Saturday, November 18, 2017

Der Freischütz (Il Franco cacciatore) - Teatro alla Scala, Milano

Foto: Brescia&Amisano

Renzo Bellardone


Tema caro al romanticismo europeo è rappresentato dall’eterno duello tra il bene ed il male e dall’esaltazione degli alti sentimenti (quanto vorrei che oggi fossero ancora così alti!!) del dovere, la lealtà, l’etica ed un grande senso della correttezza! Altro tema importante era il ‘perdono’ che veniva concesso con delle condizionali (e non come sovente avviene oggi, incondizionatamente per una sorta di lassismo sociale).  Der Freischütz contiene tutti questi elementi e quale prima opera romantica apre le porte alle successive composizioni, con temi importanti, come i leit motiv, esaltati poi da Wagner.

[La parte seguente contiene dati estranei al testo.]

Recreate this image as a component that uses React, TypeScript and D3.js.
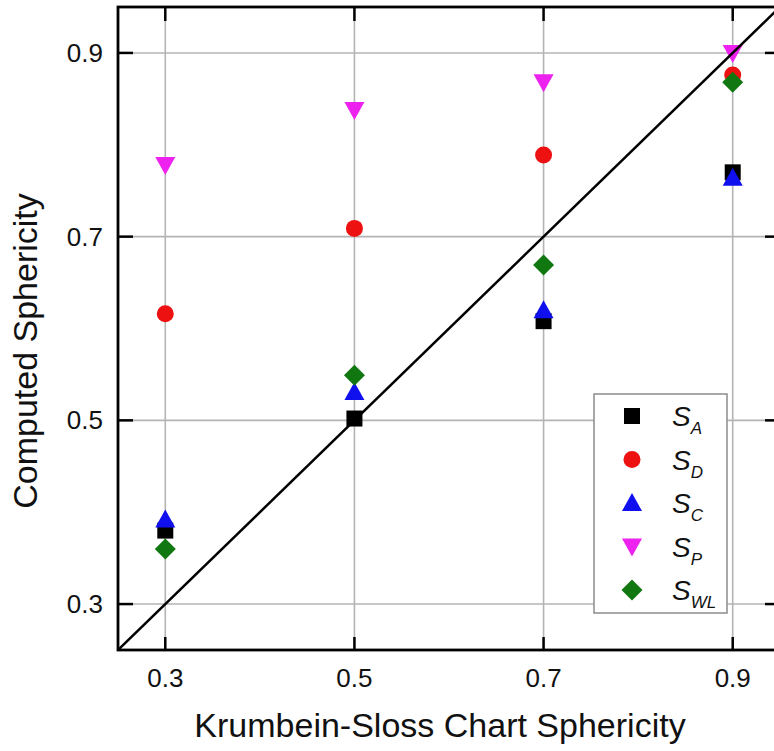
import React from "react";
import * as d3 from "d3";

const xCategories = [0.3, 0.5, 0.7, 0.9];
const sA = [0.38, 0.502, 0.608, 0.77];
const sD = [0.616, 0.709, 0.789, 0.876];
const sC = [0.392, 0.531, 0.62, 0.764];
const sP = [0.778, 0.838, 0.868, 0.9];
const sWL = [0.36, 0.549, 0.669, 0.868];
const tickValues = [0.3, 0.5, 0.7, 0.9];
const domain: [number, number] = [0.25, 0.95];

const seriesNames = [
  { main: "S", sub: "A" },
  { main: "S", sub: "D" },
  { main: "S", sub: "C" },
  { main: "S", sub: "P" },
  { main: "S", sub: "WL" },
];
const seriesValues = [sA, sD, sC, sP, sWL];
const colors = ["#000000", "#ee1111", "#1010ee", "#ee22ee", "#117711"];
const shapes = ["square", "circle", "triangle", "triangleDown", "diamond"];

const W = 774;
const H = 751;
const L = 118, R = 780, T = 7, B = 650;

function Marker({ shape, x, y, color }: { shape: string; x: number; y: number; color: string }) {
  if (shape === "square") return <rect x={x - 8} y={y - 8} width={16} height={16} fill={color} />;
  if (shape === "circle") return <circle cx={x} cy={y} r={8.5} fill={color} />;
  if (shape === "triangle")
    return <path d={`M${x},${y - 10}L${x + 10},${y + 8}L${x - 10},${y + 8}Z`} fill={color} />;
  if (shape === "triangleDown")
    return <path d={`M${x},${y + 10}L${x + 10},${y - 8}L${x - 10},${y - 8}Z`} fill={color} />;
  return <path d={`M${x},${y - 10.5}L${x + 10.5},${y}L${x},${y + 10.5}L${x - 10.5},${y}Z`} fill={color} />;
}

export default function App() {
  const x = d3.scaleLinear().domain(domain).range([L, R]);
  const y = d3.scaleLinear().domain(domain).range([B, T]);
  const font = "'Liberation Sans', Arial, sans-serif";
  const line = d3.line<number>().x((d) => x(d)).y((d) => y(d));

  const legX = 594, legY = 394, legW = 133, legH = 219;
  const legRow = 43.5;

  return (
    <svg width={W} height={H} style={{ position: "absolute", left: 0, top: 0, background: "#fff" }} fontFamily={font}>
      <defs>
        <clipPath id="plot">
          <rect x={L} y={T} width={R - L} height={B - T} />
        </clipPath>
      </defs>
      {tickValues.map((t) => (
        <g key={"g" + t}>
          <line x1={x(t)} x2={x(t)} y1={T} y2={B} stroke="#b4b4b4" strokeWidth={1.6} />
          <line x1={L} x2={R} y1={y(t)} y2={y(t)} stroke="#b4b4b4" strokeWidth={1.6} />
        </g>
      ))}
      <g clipPath="url(#plot)">
        {seriesValues.map((vals, si) =>
          vals.map((v, i) => (
            <Marker key={si + "-" + i} shape={shapes[si]} x={x(xCategories[i])} y={y(v)} color={colors[si]} />
          ))
        )}
        <path d={line(domain) || ""} stroke="#000" strokeWidth={2.5} fill="none" />
      </g>
      <rect x={legX} y={legY} width={legW} height={legH} fill="#fff" stroke="#8c8c8c" strokeWidth={1.5} />
      {seriesNames.map((s, i) => {
        const cy = legY + 22 + i * legRow;
        return (
          <g key={"l" + i}>
            <Marker shape={shapes[i]} x={legX + 38} y={cy} color={colors[i]} />
            <text x={legX + 78} y={cy + 10} fontSize={28} fontStyle="italic" fill="#111">
              {s.main}
              <tspan fontSize={17} dy={8}>{s.sub}</tspan>
            </text>
          </g>
        );
      })}
      <rect x={L} y={T} width={R - L} height={B - T} fill="none" stroke="#000" strokeWidth={2.8} />
      {tickValues.map((t) => (
        <g key={"t" + t} stroke="#000" strokeWidth={2.5}>
          <line x1={x(t)} x2={x(t)} y1={B} y2={B - 13} />
          <line x1={x(t)} x2={x(t)} y1={T} y2={T + 14} />
          <line x1={L} x2={L + 15} y1={y(t)} y2={y(t)} />
          <line x1={R} x2={R - 15} y1={y(t)} y2={y(t)} />
        </g>
      ))}
      {tickValues.map((t) => (
        <g key={"tl" + t}>
          <text x={x(t)} y={687} fontSize={26} textAnchor="middle" fill="#111">{t.toFixed(1)}</text>
          <text x={103} y={y(t) + 9} fontSize={26} textAnchor="end" fill="#111">{t.toFixed(1)}</text>
        </g>
      ))}
      <text x={440} y={737} fontSize={34} textAnchor="middle" fill="#111">Krumbein-Sloss Chart Sphericity</text>
      <text transform={`translate(37,351) rotate(-90)`} fontSize={34} textAnchor="middle" fill="#111">Computed Sphericity</text>
    </svg>
  );
}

Allestimento studiato e curato da Matthias Hartmann alla regia decisamente attenta e curata, dove nulla è lasciato agli interpreti (quante volte invece  si deve percepire..) , ma tutto fila sul binario della costruzione e di significati espressi; Raimund Orfeo Voigt ha creato delle scene essenziali, ma intellegibili,  con chiara lettura classica,  inserendo elementi scenici luminosi a dettagliare le montagne sullo sfondo piuttosto che la casetta nei boschi, la chiesetta o la casa di Agathe decisamente affascinante e descrittiva. Alberi altissimi neri e stilizzati creano il bosco ed  il fuoco sul palco è sempre di forte suggestione, quasi ad evocare paure e timori peraltro attrattivi dell’infanzia. Il coro, diretto da Bruno Casoni, è molto presente ed importante ed ha dato prova di grande professionalità sia nel canto che nell’interpretazione attoriale: la massa qui è stata usata per implementare la scena e rendere credibile il villaggio. La direzione di Myung-Whun Chung oltre che efficace con il golfo mistico è stata bella da vedere e gustare il gesto attento e coinvolto: grande direzione!  Ancora una parola sull’allestimento ed un plauso ai costumi di chiara ispirazione popolare boema, ma rivisitati e ripensati da Susanne Bisovsky e Joseph Gerger con la collaborazione di Malte Lübben in una esplosione di colore e di significato, come il grande velo bianco a terra che si alzerà in volo assieme alla casa per dileguarsi nello spazio celeste.Le luci di Marco Filibeck non deludono mai ed anche in questo ‘Franco Cacciatore’ sono disegnate e dosate con grande efficacia. Veramente la tentazione di scrivere ancora della scena, dell’orchestra e della drammaturgia pregevole di Michael Küster  sarebbe alta, ma è giusto riservare spazio alle voci. 
Michael Kraus è il baritono che interpreta il principe boemo con piglio e fermezza, lasciando alla voce profonda e tonale oltre che al gesto la declinazione dei sentimenti e delle decisioni, che opportunamente motivate si possono mutare. Il guardiaboschi del principe, ovvero Kuno è lasciato a Frank van Hove che esprime con bel colore e bel temperamento quanto sta nel personaggio; Agathe, l’amata da Max e da questi ricambiata, incontra la splendida voce di Julia Kleiter che con un bel timbro caldo e avvolgente  sa imprimere profondità per poi innalzarsi alla freschezza scintillante, fino quasi alla misticità “Sommessa, lieve, pia melodia..” la Kleiter è sovente affiancata in scena  dalla brillante Eva Liebau, soprano, che affascina per la scioltezza, il timbro e la caratterialità,  unite ad un ottimo fraseggio (opera cantata in originale in tedesco). Il ricco contadino Kilian incontra la voce importante e calda di Till Von Orlowsky, cosi come Ein Eremit viene esaltato da Stephen Milling che sfodera una suadente voce da basso perfettamente adatta al ruolo del paciere super partes: sarà infatti l’eremita a fine opera a convincere il principe a dare ancora una opportunità a Max, secondo apprendista cacciatore e promesso di Agathe. Max è interpretato dal tenore Michael Kӧnig che senza ombra di dubbio è convincente con una tonalità calda e arrotondata. Kaspar, il primo apprendista cacciatore è Günter  Groissbӧck, sicuramente  il più preponderante scenicamente  sia per la fisicità esibita tra le fiamme che per l’atleticità dei movimenti: vocalmente diventa impressionante alla ‘gola del lupo’ quando la voce riecheggia con echi e rimandi; sicuramente valido interprete. Appropriati e convicenti anche gli altri ruoli. La Musica vince sempre.